■ Work required:
Copy exactly, and only, the lines below from the first through the one containing "(0,0) rectangle (1375,909);", both included; pictures are omitted.

* START Dataset excerpt *

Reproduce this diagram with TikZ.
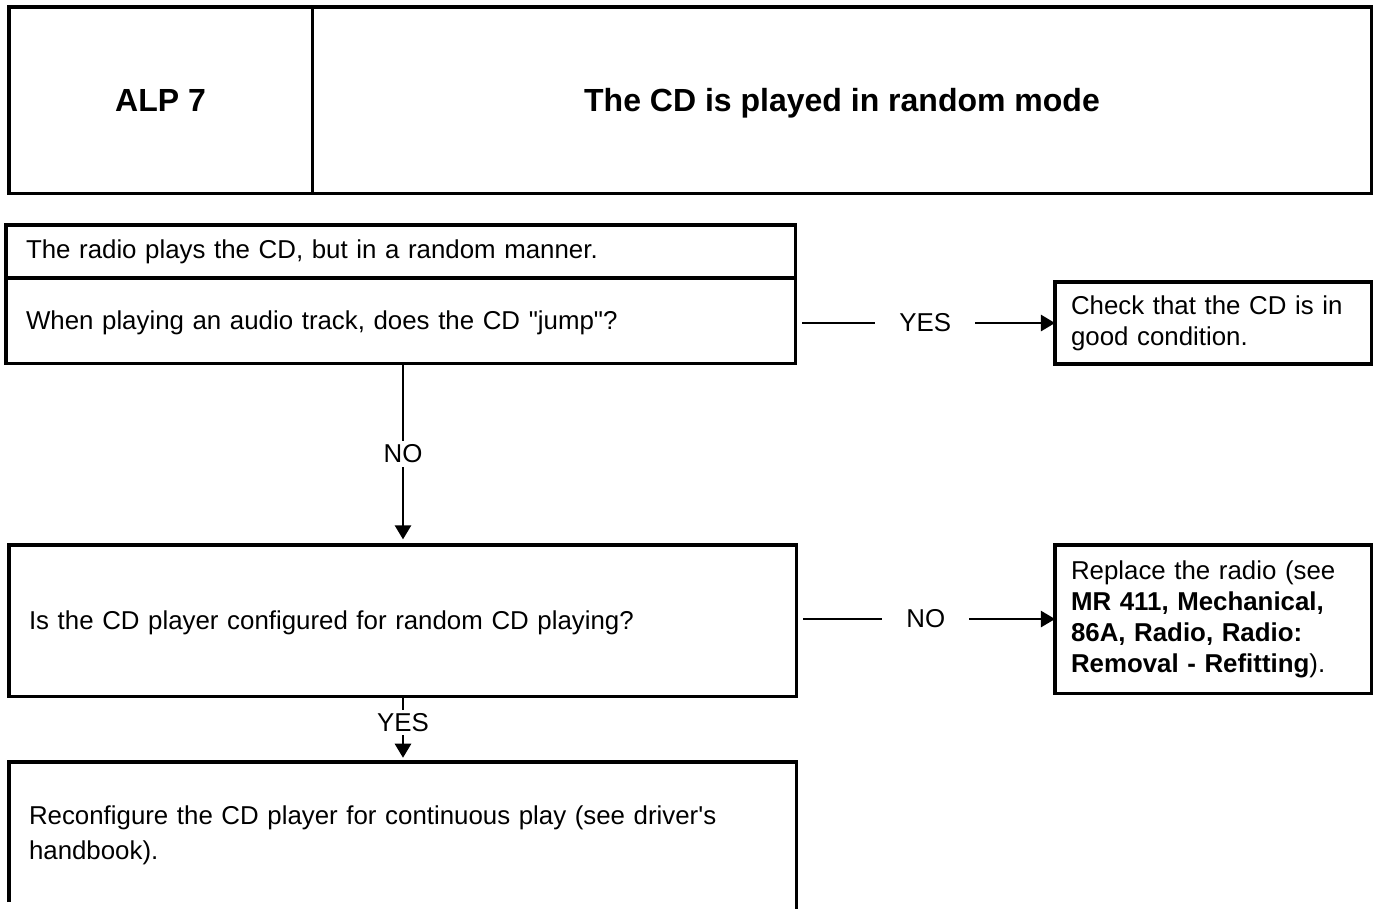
\documentclass[tikz,border=0pt]{standalone}
\usepackage{fontspec}
\setmainfont{Liberation Sans}
\usetikzlibrary{shapes,arrows.meta}

\begin{document}
\begin{tikzpicture}[x=0.01cm, y=-0.01cm, shorten <=2pt]%
  \tikzset{normal arrow/.style={draw,-{Triangle[length=4pt,width=4.6pt]},line width=0.6pt,black}}
  \tikzset{box/.style={draw, rectangle, line width=0.9pt, inner ysep=0pt, outer sep=0pt, align=left}}
  \tikzset{head/.style={box, text depth=0pt, font=\fontsize{9.1}{11}\selectfont\bfseries}}
  \tikzset{answer/.style={fill=white, inner xsep=0.24cm, inner ysep=1pt}}
  \tikzset{vanswer/.style={fill=white, inner sep=1pt}}
  \tikzstyle{every node}=[font=\fontsize{7.35}{8.8}\selectfont]
  \useasboundingbox (0,0) rectangle (1375,909);

  % header
  \node[head, anchor=north west, minimum width=3.03cm, minimum height=1.86cm] at (9,7) (ALP) {ALP 7};
  \node[head, anchor=north west, minimum width=10.59cm, minimum height=1.86cm] at (ALP.north east) (Title) {The CD is played in random mode};

  % first test
  \node[box, anchor=north west, text width=7.49cm, inner xsep=0.2cm, minimum height=0.53cm] at (6,225) (Q1a) {The radio plays the CD, but in a random manner.};
  \node[box, anchor=north west, text width=7.49cm, inner xsep=0.2cm, minimum height=0.85cm, text depth=0pt] at (Q1a.south west) (Q1) {When playing an audio track, does the CD \textquotedbl jump\textquotedbl?};
  \node[box, anchor=north west, text width=2.84cm, inner xsep=0.16cm, minimum height=0.82cm] at (1055,282) (Check) {Check that the CD is in\\ good condition.};

  % second test
  \node[box, anchor=north west, text width=7.47cm, inner xsep=0.2cm, minimum height=1.51cm, text depth=0pt] at (9,545) (Q2) {Is the CD player configured for random CD playing?};
  \node[box, anchor=north west, text width=2.84cm, inner xsep=0.16cm, minimum height=1.48cm] at (1055,545) (Replace) {Replace the radio (see\\ \textbf{MR 411, Mechanical,}\\ \textbf{86A, Radio, Radio:}\\ \textbf{Removal - Refitting}).};

  % repair, cut off at the bottom of the page
  \node[anchor=north west, text width=7.47cm, inner xsep=0.2cm, inner ysep=0pt, outer sep=0pt, minimum height=1.47cm, align=left, font=\fontsize{7.35}{10}\selectfont] at (9,762) (Fix) {Reconfigure the CD player for continuous play (see driver\textquotesingle s\\ handbook).};
  \draw[line width=0.9pt] (Fix.south west) |- (Fix.north east) -- (Fix.south east);

  \path[normal arrow] (Q1.east |- Check.west) -- node[answer] {YES} (Check.west);
  \path[normal arrow] (Q2.east |- Replace.west) -- node[answer] {NO} (Replace.west);
  \path[normal arrow, shorten <=0pt, shorten >=1.6pt] (Q1.south -| 403,0) -- node[vanswer, pos=0.5] {NO} (Q2.north -| 403,0);
  \path[normal arrow, shorten <=0pt, shorten >=1.2pt] (Q2.south -| 403,0) -- node[vanswer, pos=0.4] {YES} (Fix.north -| 403,0);
\end{tikzpicture}
\end{document}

* END Dataset excerpt *

■ Answer for this exercise:
Reproduce this diagram with TikZ.
\documentclass[tikz,border=0pt]{standalone}
\usepackage{fontspec}
\setmainfont{Liberation Sans}
\usetikzlibrary{shapes,arrows.meta}

\begin{document}
\begin{tikzpicture}[x=0.01cm, y=-0.01cm, shorten <=2pt]%
  \tikzset{normal arrow/.style={draw,-{Triangle[length=4pt,width=4.6pt]},line width=0.6pt,black}}
  \tikzset{box/.style={draw, rectangle, line width=0.9pt, inner ysep=0pt, outer sep=0pt, align=left}}
  \tikzset{head/.style={box, text depth=0pt, font=\fontsize{9.1}{11}\selectfont\bfseries}}
  \tikzset{answer/.style={fill=white, inner xsep=0.24cm, inner ysep=1pt}}
  \tikzset{vanswer/.style={fill=white, inner sep=1pt}}
  \tikzstyle{every node}=[font=\fontsize{7.35}{8.8}\selectfont]
  \useasboundingbox (0,0) rectangle (1375,909);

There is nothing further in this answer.